È la "sicilitudine", come la
chiama l'autore, il tema della raccolta di saggi che va sotto il titolo
"La corda pazza", pubblicata nel 1970. Nel 1974, in pieno clima
referendum nazionale, vede le stampe il brillante "Todo modo". Le
gerarchie ecclesiastiche e i vertici democristiani bocciano il libro, il quale
mette a nudo il sistema di connivenze e le reti di potere tra Clero e Governo,
raccontando la storia di una serie di delitti misteriosi capitati in un ex
istituto ecclesiastico nel quale si celebrano "certi esercizi
spirituali". Il protagonista, a differenza degli altri libri dell'autore
di Racalmuto, non è un detective, né un poliziotto che indaga, ma un pittore
famoso trovatosi per caso ospite nell'edificio.
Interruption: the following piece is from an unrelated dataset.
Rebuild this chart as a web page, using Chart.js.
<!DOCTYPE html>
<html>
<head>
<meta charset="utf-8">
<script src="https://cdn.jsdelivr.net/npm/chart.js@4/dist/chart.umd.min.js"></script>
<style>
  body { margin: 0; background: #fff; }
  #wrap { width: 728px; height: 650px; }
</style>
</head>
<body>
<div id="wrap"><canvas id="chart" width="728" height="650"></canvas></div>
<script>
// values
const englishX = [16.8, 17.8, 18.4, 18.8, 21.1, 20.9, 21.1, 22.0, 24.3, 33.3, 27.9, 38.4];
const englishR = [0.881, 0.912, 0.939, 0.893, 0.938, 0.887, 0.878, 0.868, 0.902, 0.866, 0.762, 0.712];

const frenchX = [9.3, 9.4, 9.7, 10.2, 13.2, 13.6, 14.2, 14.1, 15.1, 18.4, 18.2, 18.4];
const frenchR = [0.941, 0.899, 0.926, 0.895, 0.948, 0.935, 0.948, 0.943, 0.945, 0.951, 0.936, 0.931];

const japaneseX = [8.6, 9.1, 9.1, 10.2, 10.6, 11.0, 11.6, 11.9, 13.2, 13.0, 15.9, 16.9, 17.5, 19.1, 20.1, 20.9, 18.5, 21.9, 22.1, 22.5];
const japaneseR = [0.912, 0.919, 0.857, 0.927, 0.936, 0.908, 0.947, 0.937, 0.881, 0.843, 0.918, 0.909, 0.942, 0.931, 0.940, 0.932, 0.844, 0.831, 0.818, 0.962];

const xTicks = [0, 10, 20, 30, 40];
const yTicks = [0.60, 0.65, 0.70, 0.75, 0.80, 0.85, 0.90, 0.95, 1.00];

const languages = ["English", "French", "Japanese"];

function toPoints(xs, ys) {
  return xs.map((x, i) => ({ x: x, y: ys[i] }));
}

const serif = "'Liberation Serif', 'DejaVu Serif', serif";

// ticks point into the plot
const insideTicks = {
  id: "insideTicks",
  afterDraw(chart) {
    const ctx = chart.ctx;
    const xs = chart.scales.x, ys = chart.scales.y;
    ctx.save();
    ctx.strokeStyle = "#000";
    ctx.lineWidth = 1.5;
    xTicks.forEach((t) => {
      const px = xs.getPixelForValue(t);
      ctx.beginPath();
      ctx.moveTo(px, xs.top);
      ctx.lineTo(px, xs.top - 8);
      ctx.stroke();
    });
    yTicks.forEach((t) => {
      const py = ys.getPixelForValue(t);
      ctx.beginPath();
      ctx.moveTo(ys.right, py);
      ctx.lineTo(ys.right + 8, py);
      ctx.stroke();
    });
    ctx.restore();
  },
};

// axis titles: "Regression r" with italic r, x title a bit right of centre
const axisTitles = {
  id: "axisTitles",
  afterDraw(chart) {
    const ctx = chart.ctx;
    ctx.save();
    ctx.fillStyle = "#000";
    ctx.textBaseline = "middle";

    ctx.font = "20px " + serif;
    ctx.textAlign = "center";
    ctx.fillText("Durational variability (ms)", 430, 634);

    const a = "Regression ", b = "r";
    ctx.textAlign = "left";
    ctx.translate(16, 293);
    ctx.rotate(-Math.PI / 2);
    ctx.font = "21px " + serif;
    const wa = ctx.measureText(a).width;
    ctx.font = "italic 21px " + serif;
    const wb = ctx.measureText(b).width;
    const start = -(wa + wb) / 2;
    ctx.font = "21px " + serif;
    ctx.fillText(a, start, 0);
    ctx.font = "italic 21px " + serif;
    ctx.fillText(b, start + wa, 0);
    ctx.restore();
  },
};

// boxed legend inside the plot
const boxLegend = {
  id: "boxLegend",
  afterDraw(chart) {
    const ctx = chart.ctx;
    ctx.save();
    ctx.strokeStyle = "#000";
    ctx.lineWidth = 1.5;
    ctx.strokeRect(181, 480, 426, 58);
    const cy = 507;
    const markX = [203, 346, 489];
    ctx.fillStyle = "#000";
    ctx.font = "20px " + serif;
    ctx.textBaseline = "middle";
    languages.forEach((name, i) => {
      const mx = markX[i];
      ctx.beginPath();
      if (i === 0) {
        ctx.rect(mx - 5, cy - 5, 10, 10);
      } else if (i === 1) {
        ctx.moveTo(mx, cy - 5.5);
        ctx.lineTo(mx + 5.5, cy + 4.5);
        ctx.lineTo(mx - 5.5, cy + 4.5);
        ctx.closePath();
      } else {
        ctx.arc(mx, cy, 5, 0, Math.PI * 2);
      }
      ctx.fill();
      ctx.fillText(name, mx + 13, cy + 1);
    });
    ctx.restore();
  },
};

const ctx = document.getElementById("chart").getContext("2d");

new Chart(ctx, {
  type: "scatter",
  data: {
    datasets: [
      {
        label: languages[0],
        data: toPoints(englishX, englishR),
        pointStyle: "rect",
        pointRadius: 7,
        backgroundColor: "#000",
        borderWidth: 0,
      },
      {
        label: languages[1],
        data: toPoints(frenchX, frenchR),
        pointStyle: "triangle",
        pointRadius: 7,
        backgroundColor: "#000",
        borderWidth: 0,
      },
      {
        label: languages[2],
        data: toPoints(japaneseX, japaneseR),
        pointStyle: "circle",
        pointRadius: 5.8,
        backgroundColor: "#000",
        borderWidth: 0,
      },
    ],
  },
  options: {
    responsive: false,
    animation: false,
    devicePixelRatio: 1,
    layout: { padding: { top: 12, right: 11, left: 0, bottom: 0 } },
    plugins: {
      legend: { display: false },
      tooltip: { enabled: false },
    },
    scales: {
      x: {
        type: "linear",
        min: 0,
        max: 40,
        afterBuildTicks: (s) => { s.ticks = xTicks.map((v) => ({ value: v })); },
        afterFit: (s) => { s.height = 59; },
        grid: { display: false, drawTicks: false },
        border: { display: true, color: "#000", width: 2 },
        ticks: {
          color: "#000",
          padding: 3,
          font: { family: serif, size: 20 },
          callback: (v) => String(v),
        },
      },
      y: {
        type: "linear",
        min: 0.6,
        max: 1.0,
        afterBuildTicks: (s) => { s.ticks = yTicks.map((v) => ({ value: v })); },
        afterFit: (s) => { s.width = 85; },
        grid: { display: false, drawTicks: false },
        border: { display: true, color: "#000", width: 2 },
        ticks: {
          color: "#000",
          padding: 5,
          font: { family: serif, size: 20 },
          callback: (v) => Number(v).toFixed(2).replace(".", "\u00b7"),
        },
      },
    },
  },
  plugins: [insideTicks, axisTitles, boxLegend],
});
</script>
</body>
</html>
Nel 1975 scrive il romanzo "La scomparsa di
Majorana" avanzando teorie sulla sparizione
del celebre scienziato,
che saranno poi avvalorate dalle indagini della magistratura negli anni
successivi. Nello stesso anno lo scrittore si candida per le liste del Partito
Comunista a Palermo e viene eletto. Due anni dopo però, rassegna le proprie
dimissioni. Il compromesso storico, gli estremismi e tutte quelle ragioni di
partito tanto criticate anche nei suoi saggi, non gli consentono di proseguire
con serenità la sua vita politica, almeno non nel suo territorio. Sempre nel
1977 esce "Candido", ispirato all'opera di Voltaire,
autore sempre caro a Sciascia.
Nel 1979 però si lascia convincere dai
radicali e si candida sia in Europa che alla Camera. Sceglie Montecitorio,
occupandosi dei lavori della commissione d'inchiesta sul rapimento di Aldo Moro.
Nel frattempo, esce il volumetto "L'affaire Moro", pubblicato nel
1978, nel quale l'autore esprime la sua linea, basata sul tentativo di una
trattativa con i terroristi, per giunta molto criticata sia a destra che a
sinistra. Sorgono infatti, nuovi contrasti con Berlinguer,
il leader del Partito Comunista Italiano, e lo scrittore abbandona al termine
del suo mandato la vita politica nazionale, scegliendo Parigi come meta del suo
ritiro.
Il tumore però, che gli diagnosticano di
lì a poco, lo costringe a frequenti fermate a Milano, per cure sempre più
difficili da sopportare. Escono alcuni altri racconti, come "Porte
aperte", del 1987, "Il cavaliere e la morte", del 1988, e
l'ultimo suo libro di rilievo, "Una storia semplice", il quale va in libreria il giorno stesso della
sua morte. Leonardo Sciascia muore a Palermo il 20
novembre del 1989 all'età di 68 anni.